Each human being is mainly responsible for his or her own development. This responsibility entails becoming more what one is: an autonomous individual, a free and responsible human person, a social being, and a spiritual being. The human person is “responsible for his fulfilment as he is for his salvation” (PP, 15).  In his pursuit of personal development, the individual person needs to be helped by the family and the community. The Pope affirms: “Basic education is the primary object of any plan of development” (PP, 35).   Good education is a necessary means towards personal and social development. This education helps all develop authentic values and virtues, particularly, justice, truth, freedom and friendship, prayer and contemplation. 
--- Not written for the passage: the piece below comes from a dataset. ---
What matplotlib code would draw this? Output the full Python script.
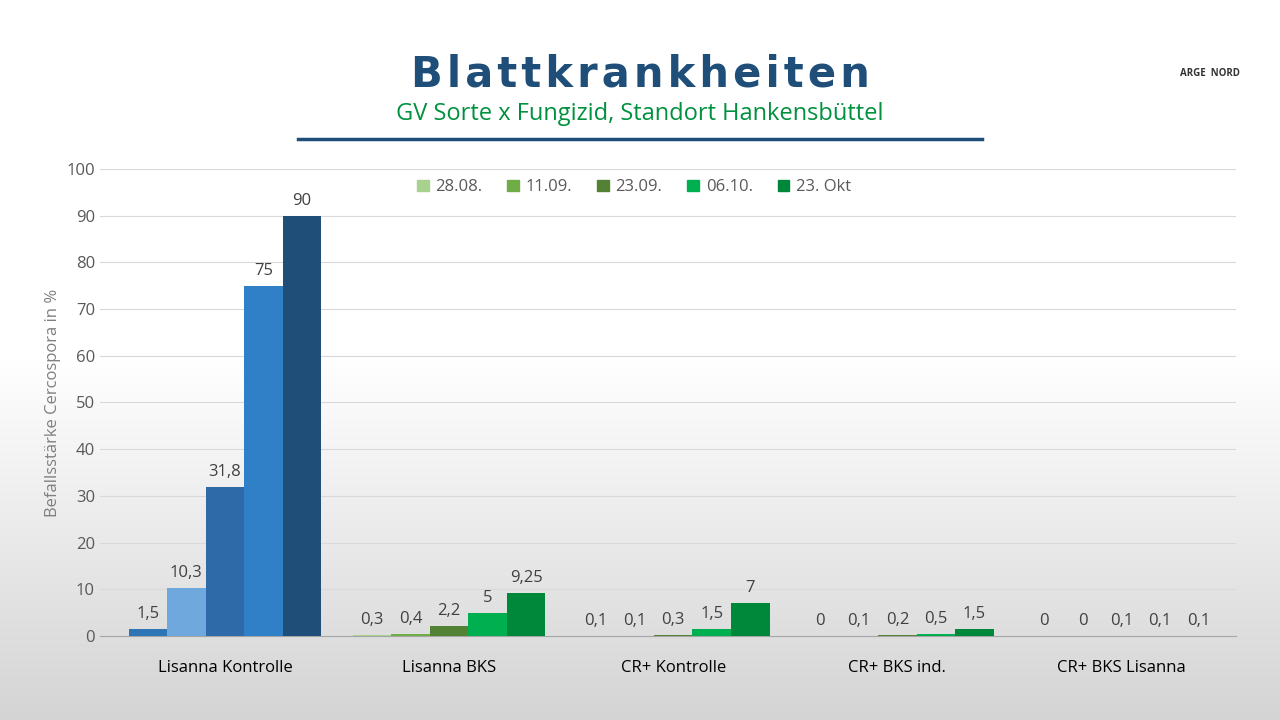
import numpy as np
import matplotlib.pyplot as plt

groups = ['Lisanna Kontrolle', 'Lisanna BKS', 'CR+ Kontrolle', 'CR+ BKS ind.', 'CR+ BKS Lisanna']
dates = ['28.08.', '11.09.', '23.09.', '06.10.', '23. Okt']
values = [
    [1.5, 0.3, 0.1, 0, 0],
    [10.3, 0.4, 0.1, 0.1, 0],
    [31.8, 2.2, 0.3, 0.2, 0.1],
    [75, 5, 1.5, 0.5, 0.1],
    [90, 9.25, 7, 1.5, 0.1],
]
labels = [
    ['1,5', '0,3', '0,1', '0', '0'],
    ['10,3', '0,4', '0,1', '0,1', '0'],
    ['31,8', '2,2', '0,3', '0,2', '0,1'],
    ['75', '5', '1,5', '0,5', '0,1'],
    ['90', '9,25', '7', '1,5', '0,1'],
]
greens = ['#a9d18e', '#70ad47', '#548235', '#00b050', '#00883a']
blues = ['#2e75b6', '#6fa8dc', '#2e6aa8', '#3080c8', '#1f4e79']

plt.rcParams['font.family'] = ['Open Sans', 'DejaVu Sans']
fig = plt.figure(figsize=(12.8, 7.2), dpi=100)

# background gradient
bg = fig.add_axes([0, 0, 1, 1], zorder=-10)
grad = np.linspace(0, 1, 256)[:, None]
bg.imshow(grad, aspect='auto', cmap=plt.matplotlib.colors.LinearSegmentedColormap.from_list('g', ['#d4d4d4', '#ffffff', '#ffffff']), origin='lower', extent=[0, 1, 0, 1])
bg.axis('off')

ax = fig.add_axes([0.078, 0.1167, 0.888, 0.6486])
ax.patch.set_alpha(0)
x = np.arange(len(groups))
w = 0.172
for i, d in enumerate(dates):
    cols = [blues[i]] + [greens[i]] * (len(groups) - 1)
    pos = x + (i - 2) * w
    ax.bar(pos, values[i], w, color=cols, label=d, zorder=3)
    for px, v, t in zip(pos, values[i], labels[i]):
        ax.text(px, v + 1.5, t, ha='center', va='bottom', fontsize=12, color='#404040')

ax.set_xlim(-0.558, 4.513)
ax.set_ylim(0, 100)
ax.set_yticks(range(0, 101, 10))
ax.set_xticks(x)
ax.set_xticklabels(groups, fontsize=12)
ax.tick_params(axis='y', labelsize=12, colors='#595959', length=0)
ax.tick_params(axis='x', length=0, pad=17)
ax.grid(axis='y', color='#d9d9d9', zorder=0)
for s in ['top', 'right', 'left']:
    ax.spines[s].set_visible(False)
ax.spines['bottom'].set_color('#a6a6a6')
ax.set_ylabel('Befallsstärke Cercospora in %', fontsize=12, color='#7f7f7f')
leg = ax.legend(loc='upper center', bbox_to_anchor=(0.47, 1.01), ncol=5, frameon=False,
                fontsize=12, handlelength=0.7, handleheight=0.7, columnspacing=1.5, handletextpad=0.4)
for h, c in zip(leg.legend_handles, greens):
    h.set_color(c)
for t in leg.get_texts():
    t.set_color('#595959')

fig.text(0.5, 0.88, '\u200a'.join('Blattkrankheiten'), ha='center', fontsize=30,
         fontweight='bold', color='#1f4e79', family=['DejaVu Sans'])
fig.text(0.5, 0.833, 'GV Sorte x Fungizid, Standort Hankensbüttel', ha='center', fontsize=17, color='#00913f')
fig.add_artist(plt.Line2D([0.233, 0.767], [0.807, 0.807], color='#1f4e79', lw=2.5))
fig.text(0.945, 0.895, 'ARGE  NORD', ha='center', fontsize=7, fontweight='bold', color='#333333')

fig.savefig('out.png', dpi=100)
Full development includes necessarily working for the development of others – of all peoples. As individual development is centered on the individual person, the development of a nation focuses on the citizens of this nation: they are mainly responsible for their own “betterment,” and should be permitted “to become artisans of their own destiny,” not in isolation but linked to others: “It is obvious that individual countries cannot rightly seek their own interests and develop themselves in isolation from the rest, for the prosperity and development of one country follows partly in the train of the prosperity and progress of all the rest and partly produces that prosperity and progress (John XXIII, Pacem in Terris, 131). 

Moreover, integral human development contributes greatly to local, national, regional and global peace. While underdevelopment puts peace at risk, “development is the new name for peace” (PP, 87). Peace is possible through justice, truth, and solidarity, but not through revolutionary uprising, except when longstanding tyranny is a greater evil (PP, 21).  Peace, however, is not just the absence of war, but it is built every day “in the pursuit of an order intended by God, which implies a more perfect justice among men” (PP. 76).   If you want peace,” Pope Paul VI said,  work for justice.”